> [ENTRIES SUPPLIED]:

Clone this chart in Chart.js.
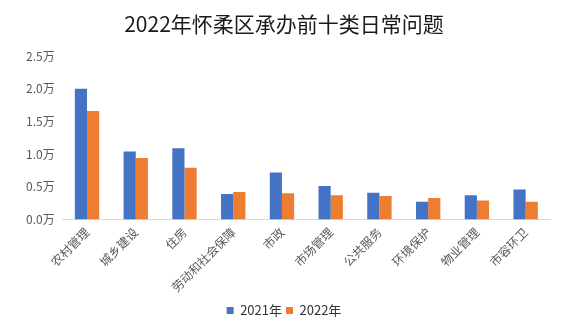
<!DOCTYPE html>
<html>
<head>
<meta charset="utf-8">
<script src="https://cdn.jsdelivr.net/npm/chart.js@4"></script>
<style>
  body { margin: 0; background: #fff; }
  #wrap { width: 576px; height: 330px; }
</style>
</head>
<body>
<div id="wrap"><canvas id="chart"></canvas></div>
<script>
// data (unit: 万)
const categories = ['农村管理', '城乡建设', '住房', '劳动和社会保障', '市政', '市场管理', '公共服务', '环境保护', '物业管理', '市容环卫'];
const values2021 = [2.00, 1.04, 1.09, 0.39, 0.72, 0.51, 0.41, 0.27, 0.37, 0.46];
const values2022 = [1.66, 0.94, 0.79, 0.42, 0.40, 0.37, 0.36, 0.33, 0.29, 0.27];
const seriesNames = ['2021年', '2022年'];

const font = "'Noto Sans CJK SC', 'Noto Sans', sans-serif";
const gray = '#595959';

new Chart(document.getElementById('chart'), {
    type: 'bar',
    data: {
        labels: categories,
        datasets: [{
            label: seriesNames[0],
            data: values2021,
            backgroundColor: '#4472C4',
            categoryPercentage: 0.5,
            barPercentage: 1.0
        }, {
            label: seriesNames[1],
            data: values2022,
            backgroundColor: '#ED7D31',
            categoryPercentage: 0.5,
            barPercentage: 1.0
        }]
    },
    options: {
        responsive: true,
        maintainAspectRatio: false,
        animation: false,
        layout: { padding: { left: 18, right: 26, top: 4, bottom: 3 } },
        plugins: {
            title: {
                display: true,
                text: '2022年怀柔区承办前十类日常问题',
                color: '#1a1a1a',
                font: { family: font, size: 21, weight: 'normal' },
                padding: { top: 7, bottom: 20 }
            },
            legend: {
                position: 'bottom',
                labels: {
                    color: '#333333',
                    font: { family: font, size: 13 },
                    boxWidth: 7,
                    boxHeight: 7,
                    padding: 4
                }
            },
            tooltip: { enabled: false }
        },
        scales: {
            x: {
                grid: { display: false, drawTicks: false },
                border: { color: '#d9d9d9' },
                ticks: {
                    color: gray,
                    font: { family: font, size: 12 },
                    maxRotation: 45,
                    minRotation: 45,
                    padding: 5.5
                }
            },
            y: {
                min: 0,
                max: 2.5,
                grid: { display: false, drawTicks: false },
                border: { display: false },
                ticks: {
                    stepSize: 0.5,
                    color: gray,
                    font: { family: font, size: 12 },
                    padding: 8,
                    callback: v => v.toFixed(1) + '万'
                }
            }
        }
    }
});
</script>
</body>
</html>
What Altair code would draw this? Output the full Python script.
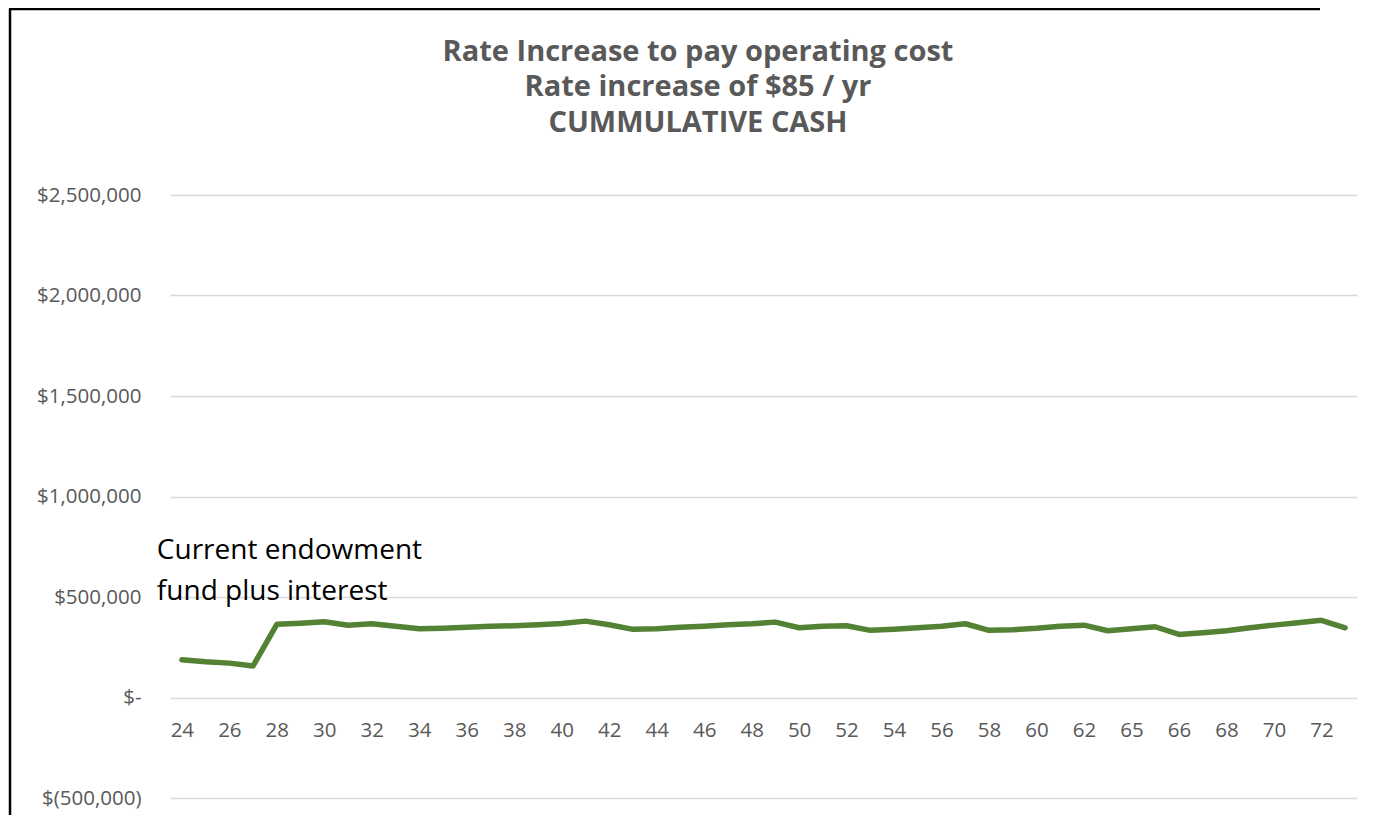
import altair as alt
import pandas as pd

# Category labels (one per point); source sheet shows "65" where 64 would be
year_labels = [str(y) for y in range(24, 63)] + ["63", "65", "65", "66", "67", "68", "69", "70", "71", "72", "73"]

cash = [188000, 178000, 171000, 157000, 364000, 370000, 377000, 359000, 367000, 355000,
        342000, 345000, 349000, 354000, 357000, 362000, 368000, 380000, 362000, 339000,
        342000, 350000, 355000, 362000, 367000, 375000, 347000, 354000, 357000, 334000,
        340000, 347000, 354000, 367000, 334000, 337000, 344000, 354000, 360000, 332000,
        342000, 352000, 314000, 322000, 332000, 347000, 360000, 372000, 384000, 347000]

note_lines = ["Current endowment", "fund plus interest"]
note_values = [727000, 523000]

title_lines = ["Rate Increase to pay operating cost", "Rate increase of $85 / yr", "CUMMULATIVE CASH"]
y_ticks = [-500000, 0, 500000, 1000000, 1500000, 2000000, 2500000]

df = pd.DataFrame({"idx": list(range(len(cash))), "cash": cash})
notes = pd.DataFrame({"idx": [0, 0], "val": note_values, "text": note_lines})
one = pd.DataFrame({"k": [0]})

W, H = 1187, 603
FONT = "Open Sans"
GRAY = "#595959"

label_arr = "[" + ",".join("'" + s + "'" for s in year_labels) + "]"

x_enc = alt.X(
    "idx:O",
    scale=alt.Scale(type="point", padding=0.5),
    axis=alt.Axis(
        title=None,
        values=list(range(0, len(cash), 2)),
        labelExpr=label_arr + "[datum.value]",
        labelAngle=0,
        labelFont=FONT,
        labelFontSize=20.5,
        labelColor=GRAY,
        labelPadding=23,
        ticks=False,
        domain=False,
        grid=False,
        offset=-101,
    ),
)

y_enc = alt.Y(
    "cash:Q",
    scale=alt.Scale(domain=[-500000, 2500000], nice=False),
    axis=alt.Axis(
        title=None,
        values=y_ticks,
        labelExpr="datum.value == 0 ? '$-' : (datum.value < 0 ? '$(' + format(-datum.value, ',') + ')' : '$' + format(datum.value, ','))",
        labelFont=FONT,
        labelFontSize=20.5,
        labelColor=GRAY,
        labelPadding=29,
        ticks=False,
        domain=False,
        grid=True,
        gridColor="#d9d9d9",
        gridWidth=1.3,
    ),
)

line = alt.Chart(df).mark_line(color="#548235", strokeWidth=5.5, strokeCap="round", strokeJoin="round").encode(
    x=x_enc, y=y_enc
)

note = alt.Chart(notes).mark_text(
    align="left", baseline="middle", dx=-25, font=FONT, fontSize=28, color="black"
).encode(
    x=alt.X("idx:O", scale=alt.Scale(type="point", padding=0.5)),
    y=alt.Y("val:Q"),
    text="text:N",
)

# chart title, three centred lines above the plot
title_y = [-134.3, -98.6, -63]
title_marks = [
    alt.Chart(one).mark_text(
        align="center", baseline="alphabetic", font=FONT, fontSize=29, fontWeight="bold", color=GRAY
    ).encode(x=alt.value(528), y=alt.value(ty), text=alt.value(t))
    for t, ty in zip(title_lines, title_y)
]

# chart-area frame (left and top edges are what the picture shows)
frame_left = alt.Chart(one).mark_rule(color="black", strokeWidth=2.5).encode(
    x=alt.value(-160), y=alt.value(-186), y2=alt.value(620)
)
frame_top = alt.Chart(one).mark_rule(color="black", strokeWidth=2.5).encode(
    x=alt.value(-161), x2=alt.value(1150), y=alt.value(-186)
)

chart = alt.layer(line, note, *title_marks, frame_left, frame_top).properties(
    width=W,
    height=H,
    padding={"left": 162, "top": 187, "right": 8, "bottom": 19},
    autosize=alt.AutoSizeParams(type="none"),
    background="white",
).configure_view(stroke=None)

chart.save("out.html", embed_options={"renderer": "svg", "actions": False})
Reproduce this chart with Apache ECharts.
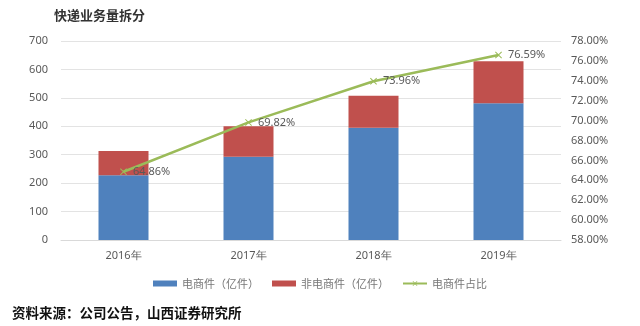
<!DOCTYPE html>
<html>
<head>
<meta charset="utf-8">
<script src="https://cdn.jsdelivr.net/npm/echarts@6/dist/echarts.min.js"></script>
<style>
html,body{margin:0;padding:0;background:#fff;}
#c{width:640px;height:326px;}
</style>
</head>
<body>
<div id="c"></div>
<script>
const categories = ['2016年', '2017年', '2018年', '2019年'];
const ecomVolume = [228, 293, 395, 481];
const nonEcomVolume = [85, 107, 112, 148];
const ecomShare = [64.86, 69.82, 73.96, 76.59];

const chart = echarts.init(document.getElementById('c'), null, {renderer: 'canvas'});
const xSym = 'path://M1,0 L5,4 L9,0 L10,1 L6,5 L10,9 L9,10 L5,6 L1,10 L0,9 L4,5 L0,1 Z';
const labelFont = {color: '#595959', fontSize: 11, fontFamily: 'Noto Sans, sans-serif'};

chart.setOption({
  animation: false,
  backgroundColor: '#fff',
  title: {
    text: '快递业务量拆分',
    left: 49, top: 4,
    textStyle: {fontSize: 13, fontWeight: 'bold', color: '#333', fontFamily: 'Noto Sans CJK SC'}
  },
  graphic: [{
    type: 'text', left: 12, top: 306,
    style: {text: '资料来源：公司公告，山西证券研究所', fontSize: 13.5, fontWeight: 'bold', fill: '#111', fontFamily: 'Noto Sans CJK SC'}
  }],
  legend: {
    left: 148, top: 273,
    itemWidth: 24, itemHeight: 6, itemGap: 13,
    textStyle: {color: '#777', fontSize: 11, fontFamily: 'Noto Sans CJK SC'},
    data: [
      {name: '电商件（亿件）', icon: 'rect'},
      {name: '非电商件（亿件）', icon: 'rect'},
      {name: '电商件占比'}
    ]
  },
  grid: {left: 61, right: 79, top: 41, bottom: 86},
  xAxis: {
    type: 'category', data: categories,
    axisLine: {lineStyle: {color: '#d9d9d9'}},
    axisTick: {show: false},
    axisLabel: Object.assign({margin: 10}, labelFont)
  },
  yAxis: [{
    type: 'value', min: 0, max: 700, interval: 100,
    axisLine: {show: false}, axisTick: {show: false},
    splitLine: {lineStyle: {color: '#e3e3e3'}},
    axisLabel: Object.assign({margin: 13}, labelFont)
  }, {
    type: 'value', min: 58, max: 78, interval: 2,
    axisLine: {show: false}, axisTick: {show: false},
    splitLine: {show: false},
    axisLabel: Object.assign({margin: 10, formatter: v => v.toFixed(2) + '%'}, labelFont)
  }],
  series: [{
    name: '电商件（亿件）', type: 'bar', stack: 'v', data: ecomVolume,
    barWidth: '40%', itemStyle: {color: '#4F81BD'}
  }, {
    name: '非电商件（亿件）', type: 'bar', stack: 'v', data: nonEcomVolume,
    barWidth: '40%', itemStyle: {color: '#C0504D'}
  }, {
    name: '电商件占比', type: 'line', yAxisIndex: 1, data: ecomShare,
    symbol: xSym, symbolSize: 7,
    lineStyle: {color: '#9BBB59', width: 2.5},
    itemStyle: {color: '#9BBB59'},
    label: {
      show: true, position: 'right', distance: 6,
      formatter: p => p.value.toFixed(2) + '%',
      color: '#595959', fontSize: 11, fontFamily: 'Noto Sans, sans-serif'
    }
  }]
});
</script>
</body>
</html>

> [TASK REQUIREMENTS]: Keep to the stretch from the line containing "Reproduce this chart with Apache ECharts." through the line containing "const ecomShare = [64.86, 69.82, 73.96, 76.59];", both ends included, and copy it exactly from the listing above, minus the pictures.

> [REPLY TO THE EXERCISE]:
Reproduce this chart with Apache ECharts.
<!DOCTYPE html>
<html>
<head>
<meta charset="utf-8">
<script src="https://cdn.jsdelivr.net/npm/echarts@6/dist/echarts.min.js"></script>
<style>
html,body{margin:0;padding:0;background:#fff;}
#c{width:640px;height:326px;}
</style>
</head>
<body>
<div id="c"></div>
<script>
const categories = ['2016年', '2017年', '2018年', '2019年'];
const ecomVolume = [228, 293, 395, 481];
const nonEcomVolume = [85, 107, 112, 148];
const ecomShare = [64.86, 69.82, 73.96, 76.59];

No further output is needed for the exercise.